Print word for word the first line of the listing below and every line after it, through the line with "const Y_MAX = 3100;". Leave out the pictures and the rest.
══════
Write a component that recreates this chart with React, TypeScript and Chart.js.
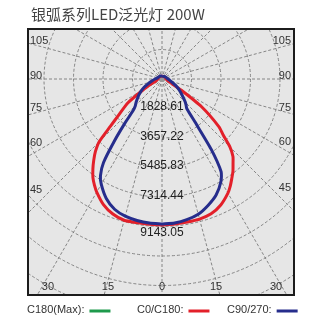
import React, { useEffect, useRef } from "react";
import { Chart, registerables } from "chart.js";

Chart.register(...registerables);

const TITLE = "银弧系列LED泛光灯 200W";
const RING_STEP = 1828.61;
const RING_LABELS = ["1828.61", "3657.22", "5485.83", "7314.44", "9143.05"];
const RING_COUNT = 9;
const SIDE_ANGLE_LABELS = [45, 60, 75, 90, 105];
const BOTTOM_ANGLE_LABELS = [0, 15, 30];
const SPOKE_STEP = 15;

// axis extent in cd (centre of the lamp at 0,0)
const X_MIN = -8306;
const X_MAX = 8182;
const Y_MIN = -13390;
const Y_MAX = 3100;

// gamma angles (deg from nadir)
const ANGLES = [0, 5, 10, 15, 20, 25, 30, 32.5, 35, 37.5, 40, 42.5, 45, 47.5, 50, 55, 60, 65, 70, 80, 90, 100, 120, 150, 180];
// intensities (cd)
const C0 = [9052, 9021, 9002, 8990, 8897, 8618, 8172, 7874, 7539, 7223, 6851, 6510, 5952, 5146, 4613, 2976, 1364, 682, 434, 310, 248, 248, 217, 186, 186];
const C180 = [9052, 9040, 9040, 9064, 8903, 8587, 8091, 7793, 7465, 7037, 6584, 6113, 5518, 4328, 3553, 2573, 1364, 744, 434, 310, 248, 248, 217, 186, 186];
const C90 = [8990, 8959, 8854, 8680, 8339, 7936, 7316, 6820, 5307, 3348, 2387, 2213, 2046, 1860, 1674, 1395, 1147, 930, 725, 496, 372, 310, 248, 186, 186];
const C270 = [8990, 8965, 8903, 8804, 8593, 8172, 7533, 7099, 6318, 4861, 3590, 2635, 2337, 2189, 2040, 1767, 1500, 1221, 961, 620, 434, 310, 248, 217, 186];

const LEGEND_LABELS = ["C180(Max):", "C0/C180:", "C90/270:"];
const LEGEND_COLORS = ["#1e9a4c", "#e3202a", "#262d8c"];

function loop(right: number[], left: number[]) {
  const pts: { x: number; y: number }[] = [];
  for (let i = ANGLES.length - 1; i >= 0; i--) {
    const t = (ANGLES[i] * Math.PI) / 180;
    pts.push({ x: right[i] * Math.sin(t), y: -right[i] * Math.cos(t) });
  }
  for (let i = 0; i < ANGLES.length; i++) {
    const t = (ANGLES[i] * Math.PI) / 180;
    pts.push({ x: -left[i] * Math.sin(t), y: -left[i] * Math.cos(t) });
  }
  return pts;
}

const polarPlugin = {
  id: "polarPlugin",
  beforeDatasetsDraw(chart: any) {
    const { ctx, chartArea: a, scales } = chart;
    const xs = scales.x, ys = scales.y;
    const cx = xs.getPixelForValue(0), cy = ys.getPixelForValue(0);
    const k = xs.getPixelForValue(RING_STEP) - cx;
    ctx.save();
    ctx.fillStyle = "#e6e6e6";
    ctx.fillRect(a.left, a.top, a.right - a.left, a.bottom - a.top);
    ctx.beginPath();
    ctx.rect(a.left, a.top, a.right - a.left, a.bottom - a.top);
    ctx.clip();
    ctx.strokeStyle = "#7a7a7a";
    ctx.lineWidth = 0.9;
    ctx.setLineDash([3, 2]);
    for (let i = 1; i <= RING_COUNT; i++) {
      ctx.beginPath();
      ctx.arc(cx, cy, i * k, 0, Math.PI * 2);
      ctx.stroke();
    }
    for (let d = 0; d < 360; d += SPOKE_STEP) {
      const t = (d * Math.PI) / 180;
      ctx.beginPath();
      ctx.moveTo(cx, cy);
      ctx.lineTo(cx + 800 * Math.sin(t), cy + 800 * Math.cos(t));
      ctx.stroke();
    }
    ctx.setLineDash([]);
    ctx.fillStyle = "#9a9a9a";
    ctx.beginPath();
    ctx.arc(cx, cy, 3, 0, Math.PI * 2);
    ctx.fill();
    ctx.restore();
  },
  afterDatasetsDraw(chart: any) {
    const { ctx, chartArea: a, scales } = chart;
    const xs = scales.x, ys = scales.y;
    const cx = xs.getPixelForValue(0), cy = ys.getPixelForValue(0);
    const k = xs.getPixelForValue(RING_STEP) - cx;
    ctx.save();
    // ring labels
    ctx.fillStyle = "#222";
    ctx.font = "12px 'Liberation Sans', Arial, sans-serif";
    ctx.textAlign = "center";
    ctx.textBaseline = "middle";
    RING_LABELS.forEach((lab, i) => {
      const last = i === RING_LABELS.length - 1;
      ctx.fillText(lab, cx, cy + (i + 1) * k + (last ? 6.5 : -1.5));
    });
    // angle labels
    ctx.fillStyle = "#333";
    ctx.font = "11px 'Liberation Sans', Arial, sans-serif";
    SIDE_ANGLE_LABELS.forEach((deg) => {
      const t = (deg * Math.PI) / 180;
      const c = Math.cos(t);
      const yl = cy + (cx - a.left - 8) * (c / Math.sin(t)) - (3 + 24 * c * c);
      const yr = cy + (a.right - 8 - cx) * (c / Math.sin(t)) - (3 + 24 * c * c);
      ctx.textAlign = "left";
      ctx.fillText(String(deg), a.left + 2, yl);
      ctx.textAlign = "right";
      ctx.fillText(String(deg), a.right - 3, yr);
    });
    ctx.textAlign = "center";
    BOTTOM_ANGLE_LABELS.forEach((deg) => {
      const t = (deg * Math.PI) / 180;
      const yb = a.bottom - 8;
      const dx = (yb - cy) * Math.tan(t) - 24 * Math.sin(t) * Math.sin(t);
      ctx.fillText(String(deg), cx - dx, yb);
      if (deg !== 0) ctx.fillText(String(deg), cx + dx, yb);
    });
    // frame
    ctx.strokeStyle = "#1c1c1c";
    ctx.lineWidth = 2;
    ctx.strokeRect(a.left, a.top, a.right - a.left, a.bottom - a.top);
    ctx.restore();
  },
  afterDraw(chart: any) {
    const { ctx } = chart;
    ctx.save();
    ctx.fillStyle = "#444";
    ctx.font = "15px 'Noto Sans CJK SC', sans-serif";
    ctx.textAlign = "left";
    ctx.textBaseline = "middle";
    ctx.fillText(TITLE, 31, 14);
    ctx.font = "11px 'Liberation Sans', Arial, sans-serif";
    ctx.fillStyle = "#333";
    const xs = [27, 137, 227];
    LEGEND_LABELS.forEach((lab, i) => {
      ctx.fillText(lab, xs[i], 310);
      const w = ctx.measureText(lab).width;
      ctx.strokeStyle = LEGEND_COLORS[i];
      ctx.lineWidth = 3;
      ctx.beginPath();
      ctx.moveTo(xs[i] + w + 5, 311);
      ctx.lineTo(xs[i] + w + 26, 311);
      ctx.stroke();
    });
    ctx.restore();
  },
};

export default function App() {
  const ref = useRef<HTMLCanvasElement>(null);
  useEffect(() => {
    if (!ref.current) return;
    const chart = new Chart(ref.current, {
      type: "scatter",
      data: {
        datasets: [
          {
            label: "C90/270",
            data: loop(C90, C270),
            showLine: true,
            borderColor: LEGEND_COLORS[2],
            borderWidth: 3,
            pointRadius: 0,
            tension: 0.2,
            fill: false,
          },
          {
            label: "C0/C180",
            data: loop(C0, C180),
            showLine: true,
            borderColor: LEGEND_COLORS[1],
            borderWidth: 3,
            pointRadius: 0,
            tension: 0.2,
            fill: false,
          },
        ],
      },
      options: {
        animation: false,
        responsive: false,
        maintainAspectRatio: false,
        layout: { padding: { left: 28, right: 26, top: 29, bottom: 25 } },
        scales: {
          x: { type: "linear", min: X_MIN, max: X_MAX, display: false },
          y: { type: "linear", min: Y_MIN, max: Y_MAX, display: false },
        },
        plugins: { legend: { display: false }, tooltip: { enabled: false }, title: { display: false } },
      },
      plugins: [polarPlugin],
    });
    return () => chart.destroy();
  }, []);
  return (
    <div style={{ position: "absolute", left: 0, top: 0, width: 320, height: 320, background: "#fff" }}>
      <canvas ref={ref} width={320} height={320} style={{ display: "block" }} />
    </div>
  );
}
══════
Finished exercise
Write a component that recreates this chart with React, TypeScript and Chart.js.
import React, { useEffect, useRef } from "react";
import { Chart, registerables } from "chart.js";

Chart.register(...registerables);

const TITLE = "银弧系列LED泛光灯 200W";
const RING_STEP = 1828.61;
const RING_LABELS = ["1828.61", "3657.22", "5485.83", "7314.44", "9143.05"];
const RING_COUNT = 9;
const SIDE_ANGLE_LABELS = [45, 60, 75, 90, 105];
const BOTTOM_ANGLE_LABELS = [0, 15, 30];
const SPOKE_STEP = 15;

// axis extent in cd (centre of the lamp at 0,0)
const X_MIN = -8306;
const X_MAX = 8182;
const Y_MIN = -13390;
const Y_MAX = 3100;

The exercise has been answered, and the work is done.